* [What the exercise asks] Pull out every line in the data that has the string "with" in it.

* [Exercise materials]
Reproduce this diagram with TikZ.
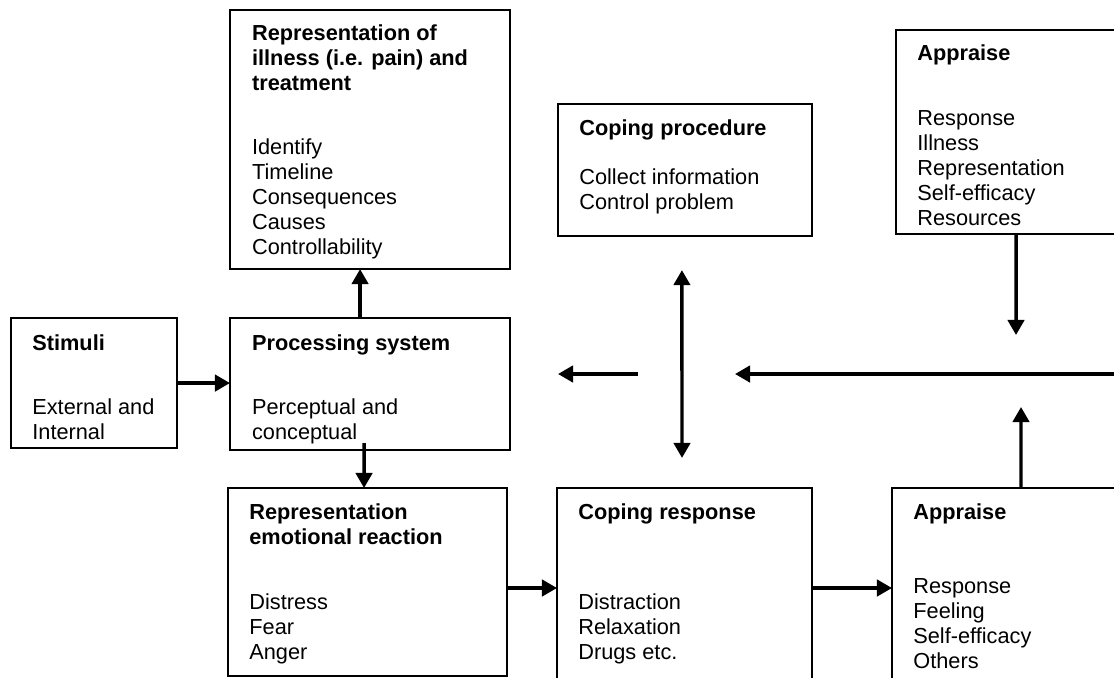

==

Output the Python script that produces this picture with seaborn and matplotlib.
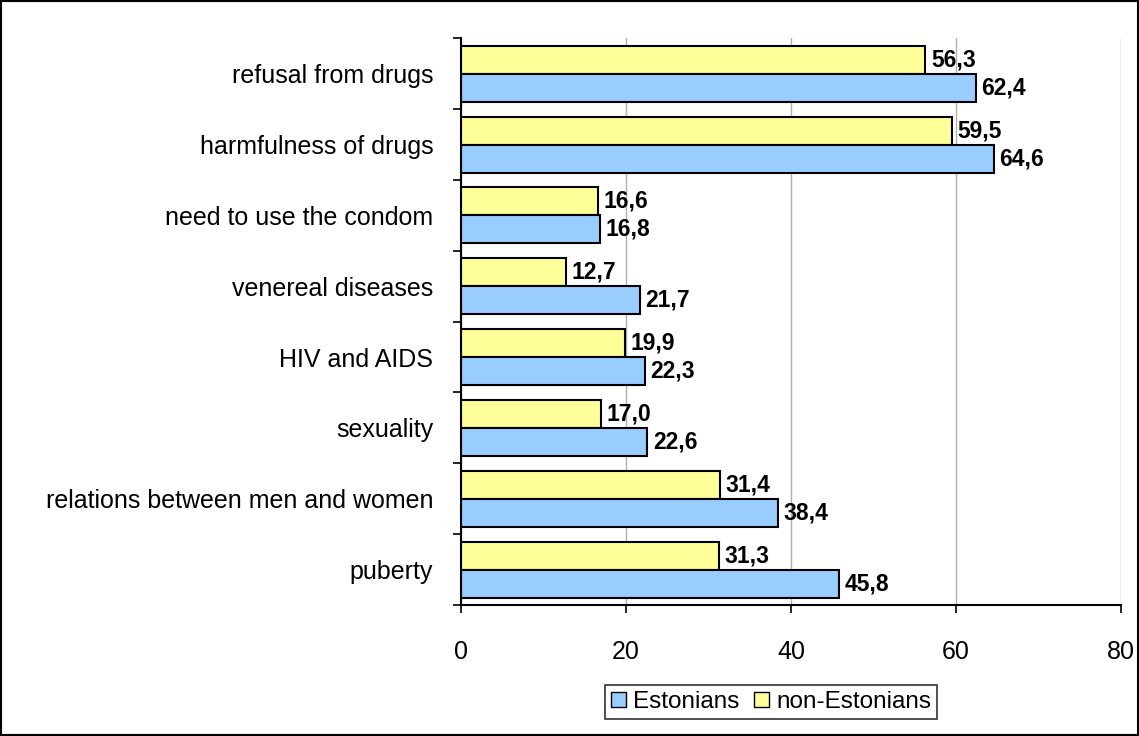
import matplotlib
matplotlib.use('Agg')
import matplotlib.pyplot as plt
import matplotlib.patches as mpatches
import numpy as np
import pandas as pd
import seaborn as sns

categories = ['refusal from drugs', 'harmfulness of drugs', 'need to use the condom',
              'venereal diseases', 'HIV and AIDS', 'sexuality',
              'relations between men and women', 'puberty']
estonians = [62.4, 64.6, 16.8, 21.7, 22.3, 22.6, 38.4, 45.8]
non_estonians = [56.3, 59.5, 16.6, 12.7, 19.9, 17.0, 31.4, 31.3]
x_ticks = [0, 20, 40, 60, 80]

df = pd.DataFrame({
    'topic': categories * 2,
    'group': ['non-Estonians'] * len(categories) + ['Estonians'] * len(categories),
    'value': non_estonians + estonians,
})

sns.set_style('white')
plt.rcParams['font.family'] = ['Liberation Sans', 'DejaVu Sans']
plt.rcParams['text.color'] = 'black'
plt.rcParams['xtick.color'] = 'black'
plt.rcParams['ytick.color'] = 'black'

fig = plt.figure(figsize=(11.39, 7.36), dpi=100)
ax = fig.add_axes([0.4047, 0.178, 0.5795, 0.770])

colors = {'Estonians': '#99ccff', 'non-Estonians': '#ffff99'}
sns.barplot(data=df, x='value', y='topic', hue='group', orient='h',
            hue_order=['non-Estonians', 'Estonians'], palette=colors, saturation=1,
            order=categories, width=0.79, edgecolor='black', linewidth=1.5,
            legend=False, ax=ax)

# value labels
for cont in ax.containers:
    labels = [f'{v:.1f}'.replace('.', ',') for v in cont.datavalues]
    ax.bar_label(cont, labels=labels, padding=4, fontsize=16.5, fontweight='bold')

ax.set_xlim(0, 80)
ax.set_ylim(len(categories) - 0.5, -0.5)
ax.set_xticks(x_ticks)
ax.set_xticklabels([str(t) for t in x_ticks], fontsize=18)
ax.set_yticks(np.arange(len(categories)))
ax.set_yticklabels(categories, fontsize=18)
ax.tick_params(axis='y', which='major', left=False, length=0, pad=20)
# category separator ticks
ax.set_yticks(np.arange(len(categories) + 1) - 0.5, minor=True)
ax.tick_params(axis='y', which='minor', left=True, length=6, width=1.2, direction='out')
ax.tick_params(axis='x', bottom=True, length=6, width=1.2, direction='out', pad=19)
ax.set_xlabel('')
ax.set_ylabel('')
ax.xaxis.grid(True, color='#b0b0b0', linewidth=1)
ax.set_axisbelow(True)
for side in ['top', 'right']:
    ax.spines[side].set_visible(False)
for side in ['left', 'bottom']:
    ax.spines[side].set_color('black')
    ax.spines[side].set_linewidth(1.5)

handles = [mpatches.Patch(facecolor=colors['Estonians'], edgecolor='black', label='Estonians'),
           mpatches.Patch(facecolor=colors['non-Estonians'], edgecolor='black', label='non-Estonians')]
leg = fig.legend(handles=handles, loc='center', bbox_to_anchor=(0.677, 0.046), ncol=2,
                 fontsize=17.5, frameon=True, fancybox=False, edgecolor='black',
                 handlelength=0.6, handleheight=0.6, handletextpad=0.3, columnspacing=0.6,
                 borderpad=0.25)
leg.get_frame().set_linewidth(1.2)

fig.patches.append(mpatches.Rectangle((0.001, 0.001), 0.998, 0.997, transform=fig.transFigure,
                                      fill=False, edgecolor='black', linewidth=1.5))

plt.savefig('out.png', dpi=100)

* [The completed task]
Reproduce this diagram with TikZ.
Output the Python script that produces this picture with seaborn and matplotlib.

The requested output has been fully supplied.